Mr. Fogg to Mr. Seward
Sir: Your despatch No. 52, of the 31st May, was received some days since. The day after its receipt I waited upon the president, with a carefully prepared translation in the French of the same. Having read the despatch, the president expressed some disappointment at the inability of the United States government to accede to the proposition of the federal council in relation to American consuls (in America) affording protection to Swiss citizens.
I said to him that, as you had stated, it would be a departure from the policy hitherto followed by our government, and that now was especially a most inopportune moment to adopt a new policy, which might be construed as a departure from that course of “non-intervention” which we were persistently demanding that other powers should maintain towards ourselves.
I suggested, further, that the delicacy of our present relations with. France, in part growing out of recent and current transactions in Mexico, might be an additional reason why the United States must hesitate before any step that could possibly produce new complications, at a time when all the national energies were tasked to guard and vindicate the national life.
Of course I was careful to say that these suggestions were my own, and not those of the President or of the State Department.
[Page 395]The president repeated his regret, requested me to leave the copy of your despatch that he might lay it before the federal council, and promised to talk with me further on the subject.

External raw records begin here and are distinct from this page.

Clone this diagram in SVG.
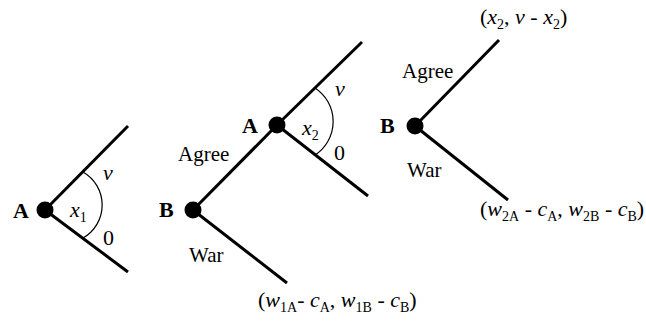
<svg xmlns="http://www.w3.org/2000/svg" width="646" height="321" viewBox="0 0 646 321">
<style>
.edge{stroke:#000;stroke-width:3;fill:none;stroke-linecap:butt}
.arc{stroke:#000;stroke-width:1.2;fill:none}
.dot{fill:#000}
.nl{font-family:"Liberation Serif",serif;font-weight:bold;font-size:22px;fill:#000}
.lb{font-family:"Liberation Serif",serif;font-size:21px;fill:#000}
.m{font-family:"Liberation Serif",serif;font-size:22px;fill:#000}
.i{font-style:italic}
.s{font-size:14px;font-style:normal}
</style>
<rect width="646" height="321" fill="#fff"/>
<g id="connectors">
<line class="edge" x1="45" y1="210" x2="128" y2="126"/>
<line class="edge" x1="45" y1="210" x2="128" y2="272"/>
<line class="edge" x1="193" y1="210" x2="277" y2="125"/>
<line class="edge" x1="193" y1="210" x2="287" y2="283"/>
<line class="edge" x1="277" y1="125" x2="362" y2="42"/>
<line class="edge" x1="277" y1="125" x2="368" y2="196"/>
<line class="edge" x1="415" y1="126" x2="499" y2="40"/>
<line class="edge" x1="415" y1="126" x2="508" y2="200"/>
<path class="arc" d="M83,172 A38,38 0 0 1 83,238"/>
<path class="arc" d="M315,88 A40,40 0 0 1 315,155"/>
</g>
<g id="nodeA1">
<circle class="dot" cx="45" cy="210" r="8.5"/>
<text class="nl" x="13" y="218">A</text>
<text class="m i" x="103" y="180">v</text>
<text class="m i" x="70" y="217">x<tspan class="s" dy="5">1</tspan></text>
<text class="m" x="103" y="245">0</text>
</g>
<g id="nodeB2">
<circle class="dot" cx="193" cy="210" r="8.5"/>
<text class="nl" x="159" y="217">B</text>
<text class="lb" x="178" y="161">Agree</text>
<text class="lb" x="189" y="262">War</text>
</g>
<g id="nodeA2">
<circle class="dot" cx="277" cy="125" r="8.5"/>
<text class="nl" x="242" y="133">A</text>
<text class="m i" x="335" y="96">v</text>
<text class="m i" x="302" y="135">x<tspan class="s" dy="5">2</tspan></text>
<text class="m" x="334" y="160">0</text>
</g>
<g id="nodeB3">
<circle class="dot" cx="415" cy="126" r="8.5"/>
<text class="nl" x="380" y="133">B</text>
<text class="lb" x="402" y="78">Agree</text>
<text class="lb" x="407" y="177">War</text>
</g>
<g id="payoff1">
<text class="m" x="258" y="307">(<tspan class="i">w</tspan><tspan class="s" dy="5">1A</tspan><tspan dy="-5">- </tspan><tspan class="i">c</tspan><tspan class="s" dy="5">A</tspan><tspan dy="-5">, </tspan><tspan class="i">w</tspan><tspan class="s" dy="5">1B</tspan><tspan dy="-5"> - </tspan><tspan class="i">c</tspan><tspan class="s" dy="5">B</tspan><tspan dy="-5">)</tspan></text>
</g>
<g id="payoff2">
<text class="m" x="480" y="216">(<tspan class="i">w</tspan><tspan class="s" dy="5">2A</tspan><tspan dy="-5"> - </tspan><tspan class="i">c</tspan><tspan class="s" dy="5">A</tspan><tspan dy="-5">, </tspan><tspan class="i">w</tspan><tspan class="s" dy="5">2B</tspan><tspan dy="-5"> - </tspan><tspan class="i">c</tspan><tspan class="s" dy="5">B</tspan><tspan dy="-5">)</tspan></text>
</g>
<g id="payoff3">
<text class="m" x="480" y="24">(<tspan class="i">x</tspan><tspan class="s" dy="5">2</tspan><tspan dy="-5">, </tspan><tspan class="i">v</tspan> - <tspan class="i">x</tspan><tspan class="s" dy="5">2</tspan><tspan dy="-5">)</tspan></text>
</g>
</svg>
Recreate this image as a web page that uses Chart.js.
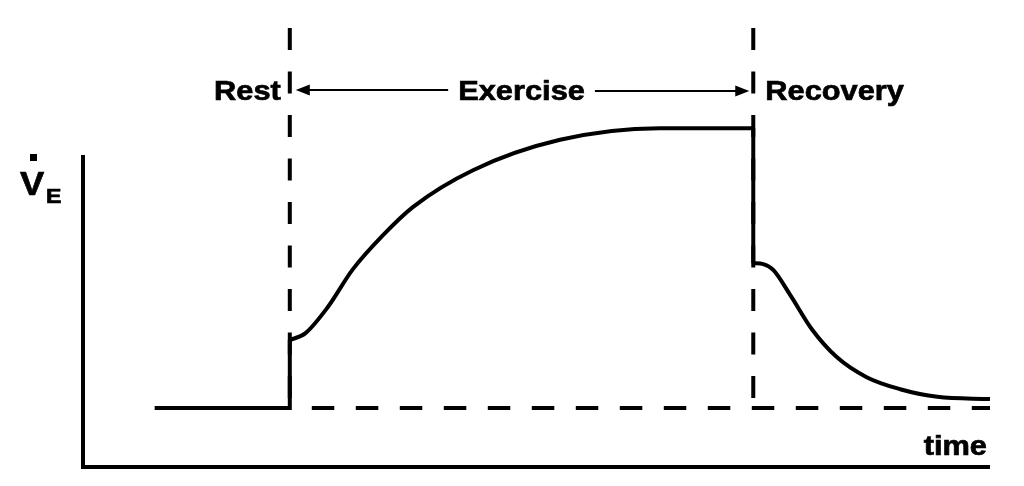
<!DOCTYPE html>
<html>
<head>
<meta charset="utf-8">
<title>Ventilation during rest, exercise and recovery</title>
<script src="https://cdn.jsdelivr.net/npm/chart.js@4.4.1/dist/chart.umd.min.js"></script>
<style>
  html, body { margin: 0; padding: 0; background: #fff; }
  canvas { display: block; }
</style>
</head>
<body>
<canvas id="chart" width="1024" height="486"></canvas>
<script>
// time axis runs 0..100, VE axis 0..100 (arbitrary units)
const phaseNames = ['Rest', 'Exercise', 'Recovery'];
const phaseBounds = [22.8, 73.9];     // exercise onset, exercise end
const restLevel = 13.2;               // resting VE
const restTime = [7.9, 22.8];

const exerciseTime = [22.8, 24.5, 27.0, 29.7, 33.0, 36.4, 43.0, 52.6, 63.6, 73.9];
const exerciseVE   = [28.4, 29.9, 35.8, 44.1, 51.7, 58.2, 66.4, 73.2, 75.8, 75.8];

const recoveryTime = [73.9, 75.0, 76.1, 78.0, 80.4, 83.1, 86.4, 90.1, 94.2, 100];
const recoveryVE   = [45.6, 45.4, 44.1, 38.4, 30.7, 24.6, 20.1, 17.4, 15.7, 15.2];

const axisTop = 69.8;       // where the drawn VE axis stops
const markerTop = 98.2;     // top of the dashed phase markers

const toPoints = (xs, ys) => xs.map((x, i) => ({ x: x, y: ys[i] }));

const black = '#000';
const lineBase = {
    borderColor: black,
    borderWidth: 4,
    pointRadius: 0,
    fill: false,
    clip: false,
    tension: 0,
    borderJoinStyle: 'miter'
};

const datasets = [
    // axes
    Object.assign({}, lineBase, { data: [{ x: 0, y: axisTop }, { x: 0, y: 0 }, { x: 100, y: 0 }] }),
    // dashed phase markers
    Object.assign({}, lineBase, { data: [{ x: phaseBounds[0], y: markerTop }, { x: phaseBounds[0], y: restLevel }], borderDash: [22, 21.5] }),
    Object.assign({}, lineBase, { data: [{ x: phaseBounds[1], y: markerTop }, { x: phaseBounds[1], y: restLevel }], borderDash: [22, 21.5] }),
    // dashed resting baseline
    Object.assign({}, lineBase, { data: [{ x: phaseBounds[0], y: restLevel }, { x: 100, y: restLevel }], borderDash: [22.5, 21.5], borderDashOffset: 22 }),
    // rest and onset jump
    Object.assign({}, lineBase, { data: [{ x: restTime[0], y: restLevel }, { x: restTime[1], y: restLevel }, { x: exerciseTime[0], y: exerciseVE[0] }] }),
    // exercise rise
    Object.assign({}, lineBase, { data: toPoints(exerciseTime, exerciseVE), cubicInterpolationMode: 'monotone' }),
    // drop at end of exercise
    Object.assign({}, lineBase, { data: [{ x: exerciseTime[exerciseTime.length - 1], y: exerciseVE[exerciseVE.length - 1] }, { x: recoveryTime[0], y: recoveryVE[0] }] }),
    // recovery
    Object.assign({}, lineBase, { data: toPoints(recoveryTime, recoveryVE), cubicInterpolationMode: 'monotone' })
];

function stretchedText(ctx, str, x, y, size, align) {
    ctx.save();
    ctx.font = 'bold ' + size + 'px "Liberation Sans", Arial, sans-serif';
    ctx.textBaseline = 'alphabetic';
    const w = ctx.measureText(str).width * 1.1;
    let left = x;
    if (align === 'right') left = x - w;
    if (align === 'center') left = x - w / 2;
    ctx.translate(left, y);
    ctx.scale(1.1, 1);
    ctx.fillStyle = black;
    ctx.strokeStyle = black;
    ctx.lineWidth = 0.7;
    ctx.fillText(str, 0, 0);
    ctx.strokeText(str, 0, 0);
    ctx.restore();
    return w;
}

function arrow(ctx, from, to, y) {
    const dir = Math.sign(to - from);
    ctx.save();
    ctx.strokeStyle = black;
    ctx.fillStyle = black;
    ctx.lineWidth = 2;
    ctx.beginPath();
    ctx.moveTo(from, y);
    ctx.lineTo(to - dir * 12, y);
    ctx.stroke();
    ctx.beginPath();
    ctx.moveTo(to, y);
    ctx.lineTo(to - dir * 14, y - 5.5);
    ctx.lineTo(to - dir * 14, y + 5.5);
    ctx.closePath();
    ctx.fill();
    ctx.restore();
}

const labelsPlugin = {
    id: 'labels',
    afterDraw(chart) {
        const ctx = chart.ctx;
        const xs = chart.scales.x;
        const b0 = xs.getPixelForValue(phaseBounds[0]);
        const b1 = xs.getPixelForValue(phaseBounds[1]);
        const yLab = 100;

        stretchedText(ctx, phaseNames[0], b0 - 9, yLab, 28, 'right');
        const mid = (b0 + b1) / 2;
        const wEx = stretchedText(ctx, phaseNames[1], mid, yLab, 28, 'center');
        stretchedText(ctx, phaseNames[2], b1 + 12, yLab, 28, 'left');

        arrow(ctx, mid - wEx / 2 - 10, b0 + 6, 90);
        arrow(ctx, mid + wEx / 2 + 10, b1 - 4, 91);

        // axis titles
        stretchedText(ctx, 'time', xs.right - 3, 455, 28, 'right');
        stretchedText(ctx, 'V', 20, 195, 33, 'left');
        stretchedText(ctx, 'E', 46, 203, 21, 'left');
        ctx.fillStyle = black;
        ctx.fillRect(30, 154, 7, 7);
    }
};

new Chart(document.getElementById('chart'), {
    type: 'line',
    data: { datasets: datasets },
    options: {
        responsive: false,
        devicePixelRatio: 1,
        animation: false,
        layout: { padding: { left: 83, right: 34, top: 20, bottom: 19 } },
        plugins: { legend: { display: false }, tooltip: { enabled: false } },
        scales: {
            x: { type: 'linear', min: 0, max: 100, display: false },
            y: { type: 'linear', min: 0, max: 100, display: false }
        }
    },
    plugins: [labelsPlugin]
});
</script>
</body>
</html>
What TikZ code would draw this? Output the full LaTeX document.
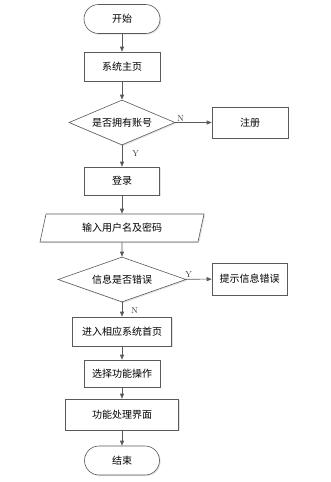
\documentclass[tikz,border=0pt]{standalone}
\usepackage{fontspec}
\newfontfamily\cjk{Noto Sans CJK SC}
\usetikzlibrary{arrows.meta, shapes.geometric, shadows}

\begin{document}
\begin{tikzpicture}[x=1pt, y=-1pt,
  base/.style={draw=black!65, line width=0.6pt, fill=white, inner sep=1pt,
    font=\cjk\fontsize{10}{12}\selectfont,
    drop shadow={shadow xshift=1.2pt, shadow yshift=-1.2pt, fill=black!22}},
  term/.style={base, rectangle, rounded corners=14.5pt, minimum width=76pt, minimum height=29pt},
  proc/.style={base, rectangle, minimum width=76pt, minimum height=29pt},
  decide/.style={base, diamond, aspect=2.4, minimum width=106pt, minimum height=45pt},
  io/.style={base, trapezium, trapezium left angle=62, trapezium right angle=118,
    trapezium stretches body, minimum width=164pt, minimum height=28pt},
  flow/.style={draw=black!65, line width=0.6pt, -{Triangle[length=5pt,width=4pt]}},
  lbl/.style={font=\fontsize{8.5}{9}\selectfont, inner sep=1pt, text=black!80}]
\useasboundingbox (0,0) rectangle (331,482);

\node[term] (start) at (122,19) {开始};
\node[proc] (home) at (122,66.5) {系统主页};
\node[decide] (hasacct) at (122,122.5) {是否拥有账号};
\node[proc, minimum height=31pt] (reg) at (250,122.5) {注册};
\node[proc, minimum width=75pt, minimum height=28pt] (login) at (122,181) {登录};
\node[io] (input) at (122,228) {输入用户名及密码};
\node[decide, minimum width=128pt] (infoerr) at (122,279.5) {信息是否错误};
\node[proc, minimum width=75pt, minimum height=32pt] (tip) at (249.5,279) {提示信息错误};
\node[proc, minimum width=99pt] (enter) at (122,331.5) {进入相应系统首页};
\node[proc, minimum height=27pt] (choose) at (122,373.5) {选择功能操作};
\node[proc, minimum width=113pt, minimum height=31pt] (func) at (122,414.5) {功能处理界面};
\node[term, minimum width=75pt] (stop) at (122,460.5) {结束};

\draw[flow] (start) -- (home);
\draw[flow] (home) -- (hasacct);
\draw[flow] (hasacct) -- node[lbl, above, pos=0.15] (ln1) {N} (reg);
\draw[flow] (hasacct) -- node[lbl, right, pos=0.4, xshift=9pt] (ly1) {Y} (login);
\draw[flow] (login) -- (input);
\draw[flow] (input) -- (infoerr);
\draw[flow] (infoerr) -- node[lbl, above, pos=0.12] (ly2) {Y} (tip);
\draw[flow] (infoerr) -- node[lbl, right, pos=0.55, xshift=8pt] (ln2) {N} (enter);
\draw[flow] (enter) -- (choose);
\draw[flow] (choose) -- (func);
\draw[flow] (func) -- (stop);
\end{tikzpicture}
\end{document}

Having waited nearly a week without having received any communication or any suggestion, I deem it proper to report progress to this extent without longer waiting. Should I have soon more to report, I will report accordingly.
In relation to the Israelite question, the exigencies of commerce are rapidly solving it, and are quite too important for a few small Catholic cantons to long hold out against the tolerant tendencies of the age. In a commercial treaty just concluded between France and Switzerland it is understood that the right of French Jews to have and enjoy all the privileges accorded to Christians in every part of Switzerland was made a sine qua non of its completion. As the treaty is not yet published, I cannot vouch for the absolute accuracy of this understanding.
With the highest respect, your obedient servant,
Hon. William H. Seward, Secretary of State of the United States of America.